The exercise
From the listing below, copy only the lines running from the line that contains "Clone this chart in matplotlib." to the line that contains "plt.rcParams['font.family'] = ['Liberation", both included.
-------- Data section --------
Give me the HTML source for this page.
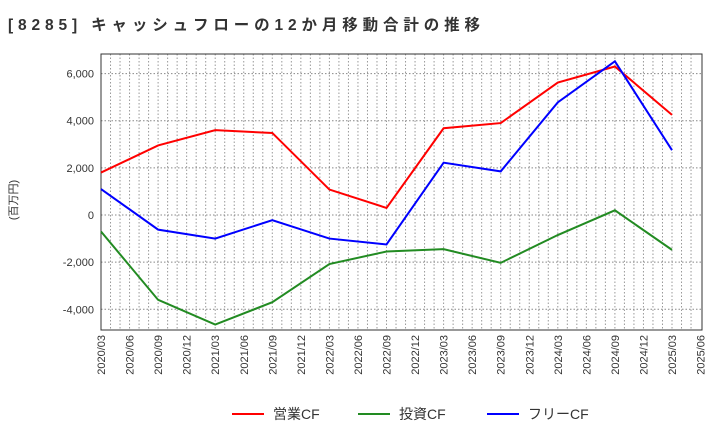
--------
-------- Data section --------
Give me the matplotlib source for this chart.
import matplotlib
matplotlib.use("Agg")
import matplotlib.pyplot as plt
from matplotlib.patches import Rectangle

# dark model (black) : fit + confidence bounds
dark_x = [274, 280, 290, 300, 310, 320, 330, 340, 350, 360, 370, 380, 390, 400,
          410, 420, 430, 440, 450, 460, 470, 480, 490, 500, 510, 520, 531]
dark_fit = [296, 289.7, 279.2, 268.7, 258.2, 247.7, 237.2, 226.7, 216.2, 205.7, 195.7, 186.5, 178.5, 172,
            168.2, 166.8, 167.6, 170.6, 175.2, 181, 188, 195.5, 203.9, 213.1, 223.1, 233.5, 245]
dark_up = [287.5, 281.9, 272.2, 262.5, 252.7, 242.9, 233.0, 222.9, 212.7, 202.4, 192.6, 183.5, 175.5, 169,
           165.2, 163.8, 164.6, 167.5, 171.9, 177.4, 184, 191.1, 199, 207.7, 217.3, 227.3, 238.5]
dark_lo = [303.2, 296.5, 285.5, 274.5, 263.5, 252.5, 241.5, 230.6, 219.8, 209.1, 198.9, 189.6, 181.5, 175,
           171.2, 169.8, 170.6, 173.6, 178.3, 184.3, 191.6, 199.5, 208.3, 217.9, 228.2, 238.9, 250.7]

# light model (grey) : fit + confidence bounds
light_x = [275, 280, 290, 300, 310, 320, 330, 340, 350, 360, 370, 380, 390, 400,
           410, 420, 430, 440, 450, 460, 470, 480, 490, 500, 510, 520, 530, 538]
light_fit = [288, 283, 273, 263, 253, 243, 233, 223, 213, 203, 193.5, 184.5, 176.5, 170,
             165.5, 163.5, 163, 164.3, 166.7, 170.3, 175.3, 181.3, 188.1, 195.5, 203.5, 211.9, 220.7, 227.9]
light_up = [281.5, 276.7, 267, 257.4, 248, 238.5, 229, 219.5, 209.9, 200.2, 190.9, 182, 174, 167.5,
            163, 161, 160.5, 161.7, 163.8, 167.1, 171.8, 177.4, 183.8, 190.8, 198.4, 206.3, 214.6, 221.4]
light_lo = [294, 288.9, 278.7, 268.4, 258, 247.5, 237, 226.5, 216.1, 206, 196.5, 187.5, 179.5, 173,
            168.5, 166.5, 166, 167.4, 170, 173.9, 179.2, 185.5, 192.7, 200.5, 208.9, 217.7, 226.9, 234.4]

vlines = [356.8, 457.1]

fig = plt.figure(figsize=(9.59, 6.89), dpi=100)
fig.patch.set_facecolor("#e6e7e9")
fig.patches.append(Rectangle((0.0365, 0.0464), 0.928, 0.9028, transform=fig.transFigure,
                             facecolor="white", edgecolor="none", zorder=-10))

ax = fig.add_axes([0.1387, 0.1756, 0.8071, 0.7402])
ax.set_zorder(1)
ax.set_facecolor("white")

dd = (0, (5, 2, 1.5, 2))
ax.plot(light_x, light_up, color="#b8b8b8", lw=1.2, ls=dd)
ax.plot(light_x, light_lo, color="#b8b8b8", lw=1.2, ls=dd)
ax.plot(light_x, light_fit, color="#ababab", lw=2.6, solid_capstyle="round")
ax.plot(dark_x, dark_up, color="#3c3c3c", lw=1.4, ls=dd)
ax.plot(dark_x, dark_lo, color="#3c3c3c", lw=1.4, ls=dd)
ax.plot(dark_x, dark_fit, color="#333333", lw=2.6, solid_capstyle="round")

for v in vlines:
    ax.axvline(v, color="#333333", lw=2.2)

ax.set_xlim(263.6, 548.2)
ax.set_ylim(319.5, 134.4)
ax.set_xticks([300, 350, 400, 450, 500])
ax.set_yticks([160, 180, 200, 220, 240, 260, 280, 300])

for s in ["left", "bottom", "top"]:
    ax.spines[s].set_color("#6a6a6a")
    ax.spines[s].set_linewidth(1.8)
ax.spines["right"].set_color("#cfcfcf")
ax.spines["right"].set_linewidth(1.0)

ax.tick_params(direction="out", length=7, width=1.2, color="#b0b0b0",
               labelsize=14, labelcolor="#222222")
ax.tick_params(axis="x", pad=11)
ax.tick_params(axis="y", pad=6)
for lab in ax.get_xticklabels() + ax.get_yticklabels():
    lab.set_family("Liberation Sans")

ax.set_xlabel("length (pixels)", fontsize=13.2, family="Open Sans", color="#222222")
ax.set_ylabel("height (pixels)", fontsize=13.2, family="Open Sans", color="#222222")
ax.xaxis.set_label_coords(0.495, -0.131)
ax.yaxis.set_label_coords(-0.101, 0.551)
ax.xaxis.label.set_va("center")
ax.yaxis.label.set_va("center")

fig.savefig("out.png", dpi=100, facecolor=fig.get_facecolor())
--------
-------- Data section --------
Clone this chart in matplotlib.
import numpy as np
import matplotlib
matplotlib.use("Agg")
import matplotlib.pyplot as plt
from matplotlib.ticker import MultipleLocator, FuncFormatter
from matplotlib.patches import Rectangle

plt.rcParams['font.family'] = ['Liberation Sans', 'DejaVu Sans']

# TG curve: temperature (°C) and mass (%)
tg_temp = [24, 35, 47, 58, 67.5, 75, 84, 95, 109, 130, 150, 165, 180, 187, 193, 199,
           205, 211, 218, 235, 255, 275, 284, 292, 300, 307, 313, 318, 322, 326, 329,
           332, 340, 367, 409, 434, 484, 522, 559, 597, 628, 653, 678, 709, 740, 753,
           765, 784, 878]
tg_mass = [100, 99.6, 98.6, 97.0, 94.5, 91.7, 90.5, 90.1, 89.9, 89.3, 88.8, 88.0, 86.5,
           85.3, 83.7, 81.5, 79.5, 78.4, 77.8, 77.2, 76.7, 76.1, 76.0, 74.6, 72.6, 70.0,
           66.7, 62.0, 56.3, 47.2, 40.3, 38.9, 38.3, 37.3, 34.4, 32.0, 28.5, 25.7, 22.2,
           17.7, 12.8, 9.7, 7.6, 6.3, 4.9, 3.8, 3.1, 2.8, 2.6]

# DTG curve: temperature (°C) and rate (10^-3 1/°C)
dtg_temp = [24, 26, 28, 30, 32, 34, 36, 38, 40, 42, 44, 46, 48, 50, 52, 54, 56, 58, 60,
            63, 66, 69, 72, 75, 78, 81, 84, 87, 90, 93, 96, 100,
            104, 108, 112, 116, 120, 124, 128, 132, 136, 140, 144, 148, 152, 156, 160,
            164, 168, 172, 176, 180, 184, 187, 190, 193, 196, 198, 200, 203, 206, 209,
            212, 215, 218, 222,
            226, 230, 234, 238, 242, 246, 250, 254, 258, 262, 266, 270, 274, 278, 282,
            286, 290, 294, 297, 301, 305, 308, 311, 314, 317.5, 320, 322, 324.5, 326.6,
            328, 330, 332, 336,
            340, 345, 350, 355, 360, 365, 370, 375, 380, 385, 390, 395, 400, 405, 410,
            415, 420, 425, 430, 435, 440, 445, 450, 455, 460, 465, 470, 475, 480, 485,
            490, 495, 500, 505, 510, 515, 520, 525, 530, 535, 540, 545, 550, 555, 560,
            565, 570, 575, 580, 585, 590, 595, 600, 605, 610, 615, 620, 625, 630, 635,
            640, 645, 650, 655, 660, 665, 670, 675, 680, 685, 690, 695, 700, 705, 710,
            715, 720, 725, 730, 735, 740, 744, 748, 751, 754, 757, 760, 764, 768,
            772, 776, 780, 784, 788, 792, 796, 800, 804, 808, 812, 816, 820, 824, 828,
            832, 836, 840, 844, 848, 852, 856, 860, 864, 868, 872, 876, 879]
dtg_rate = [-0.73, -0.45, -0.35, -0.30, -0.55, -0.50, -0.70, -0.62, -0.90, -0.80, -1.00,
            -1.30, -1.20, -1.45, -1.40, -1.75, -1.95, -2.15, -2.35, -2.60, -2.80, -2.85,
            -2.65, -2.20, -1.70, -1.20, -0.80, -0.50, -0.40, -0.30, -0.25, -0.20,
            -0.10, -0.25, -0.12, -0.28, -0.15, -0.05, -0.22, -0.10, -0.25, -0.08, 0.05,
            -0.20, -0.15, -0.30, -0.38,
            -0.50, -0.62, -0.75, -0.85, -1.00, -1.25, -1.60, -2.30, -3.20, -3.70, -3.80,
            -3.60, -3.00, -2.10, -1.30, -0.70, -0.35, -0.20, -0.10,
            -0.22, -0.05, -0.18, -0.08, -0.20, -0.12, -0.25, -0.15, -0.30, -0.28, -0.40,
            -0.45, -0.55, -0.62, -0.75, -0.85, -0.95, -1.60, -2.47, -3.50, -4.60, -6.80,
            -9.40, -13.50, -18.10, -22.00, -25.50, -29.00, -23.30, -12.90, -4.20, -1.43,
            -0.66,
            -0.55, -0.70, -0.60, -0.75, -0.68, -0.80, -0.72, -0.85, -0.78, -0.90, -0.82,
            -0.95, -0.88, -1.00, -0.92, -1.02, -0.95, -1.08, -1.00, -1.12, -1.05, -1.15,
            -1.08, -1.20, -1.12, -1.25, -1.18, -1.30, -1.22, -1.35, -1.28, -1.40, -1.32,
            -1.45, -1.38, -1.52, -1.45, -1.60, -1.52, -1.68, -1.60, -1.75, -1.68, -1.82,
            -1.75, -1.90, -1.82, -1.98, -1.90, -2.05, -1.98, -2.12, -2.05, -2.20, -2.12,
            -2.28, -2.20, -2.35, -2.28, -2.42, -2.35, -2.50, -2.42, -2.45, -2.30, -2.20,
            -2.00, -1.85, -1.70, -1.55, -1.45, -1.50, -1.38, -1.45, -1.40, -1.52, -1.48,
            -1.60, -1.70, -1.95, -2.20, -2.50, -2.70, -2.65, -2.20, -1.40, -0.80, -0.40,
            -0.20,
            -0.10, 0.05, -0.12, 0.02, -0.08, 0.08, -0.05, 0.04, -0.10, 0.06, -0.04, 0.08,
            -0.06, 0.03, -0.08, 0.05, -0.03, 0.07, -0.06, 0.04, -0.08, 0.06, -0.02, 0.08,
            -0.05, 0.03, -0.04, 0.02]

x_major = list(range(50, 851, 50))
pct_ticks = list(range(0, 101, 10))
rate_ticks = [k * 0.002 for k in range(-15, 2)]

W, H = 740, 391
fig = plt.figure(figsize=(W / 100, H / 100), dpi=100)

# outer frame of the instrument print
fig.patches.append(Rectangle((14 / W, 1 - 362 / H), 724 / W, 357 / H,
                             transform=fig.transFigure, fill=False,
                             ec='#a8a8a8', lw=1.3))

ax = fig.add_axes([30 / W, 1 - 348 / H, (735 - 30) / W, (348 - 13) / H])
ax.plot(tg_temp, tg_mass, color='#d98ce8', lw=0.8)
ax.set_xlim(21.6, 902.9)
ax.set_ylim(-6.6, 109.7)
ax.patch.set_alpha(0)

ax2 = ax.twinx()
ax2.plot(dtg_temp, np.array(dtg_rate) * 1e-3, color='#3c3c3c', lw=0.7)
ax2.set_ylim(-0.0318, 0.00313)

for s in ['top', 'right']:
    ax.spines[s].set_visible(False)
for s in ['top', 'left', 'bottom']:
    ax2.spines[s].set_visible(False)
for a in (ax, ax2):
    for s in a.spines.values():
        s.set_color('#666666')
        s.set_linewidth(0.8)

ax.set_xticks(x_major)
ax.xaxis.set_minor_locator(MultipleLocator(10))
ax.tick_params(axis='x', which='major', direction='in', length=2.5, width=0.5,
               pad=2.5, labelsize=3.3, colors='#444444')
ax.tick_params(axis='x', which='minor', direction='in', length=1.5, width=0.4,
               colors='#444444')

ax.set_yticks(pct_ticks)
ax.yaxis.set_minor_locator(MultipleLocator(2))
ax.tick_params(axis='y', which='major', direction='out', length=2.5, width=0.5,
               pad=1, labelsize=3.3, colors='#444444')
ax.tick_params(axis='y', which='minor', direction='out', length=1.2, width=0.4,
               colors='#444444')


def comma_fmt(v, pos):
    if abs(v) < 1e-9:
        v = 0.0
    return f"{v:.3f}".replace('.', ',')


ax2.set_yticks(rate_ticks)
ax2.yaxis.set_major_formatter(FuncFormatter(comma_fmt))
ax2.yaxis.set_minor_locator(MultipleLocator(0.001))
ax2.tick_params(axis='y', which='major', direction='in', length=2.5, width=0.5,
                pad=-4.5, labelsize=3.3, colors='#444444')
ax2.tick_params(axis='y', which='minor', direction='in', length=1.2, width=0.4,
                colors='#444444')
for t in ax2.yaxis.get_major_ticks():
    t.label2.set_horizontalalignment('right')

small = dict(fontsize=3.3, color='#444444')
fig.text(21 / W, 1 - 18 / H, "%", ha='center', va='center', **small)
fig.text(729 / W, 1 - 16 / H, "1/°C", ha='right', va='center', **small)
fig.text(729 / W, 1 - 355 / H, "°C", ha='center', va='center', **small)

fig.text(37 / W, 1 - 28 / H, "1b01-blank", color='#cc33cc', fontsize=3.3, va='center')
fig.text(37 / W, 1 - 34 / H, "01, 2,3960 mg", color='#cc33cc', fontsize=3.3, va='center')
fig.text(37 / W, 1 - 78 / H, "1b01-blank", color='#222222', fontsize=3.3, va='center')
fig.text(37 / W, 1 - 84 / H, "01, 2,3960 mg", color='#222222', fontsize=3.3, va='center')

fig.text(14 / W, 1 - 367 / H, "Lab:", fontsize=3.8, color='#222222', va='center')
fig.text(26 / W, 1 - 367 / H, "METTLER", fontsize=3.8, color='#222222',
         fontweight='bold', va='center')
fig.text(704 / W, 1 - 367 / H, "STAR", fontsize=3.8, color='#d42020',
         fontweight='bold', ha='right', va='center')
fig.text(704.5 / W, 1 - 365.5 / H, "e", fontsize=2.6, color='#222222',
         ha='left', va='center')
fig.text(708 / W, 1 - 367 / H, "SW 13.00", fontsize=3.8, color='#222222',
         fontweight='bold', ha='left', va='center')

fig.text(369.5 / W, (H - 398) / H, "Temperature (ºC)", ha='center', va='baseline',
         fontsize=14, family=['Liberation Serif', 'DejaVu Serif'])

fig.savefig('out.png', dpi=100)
--------
Answer to the exercise
Clone this chart in matplotlib.
import numpy as np
import matplotlib
matplotlib.use("Agg")
import matplotlib.pyplot as plt
from matplotlib.ticker import MultipleLocator, FuncFormatter
from matplotlib.patches import Rectangle

plt.rcParams['font.family'] = ['Liberation Sans', 'DejaVu Sans']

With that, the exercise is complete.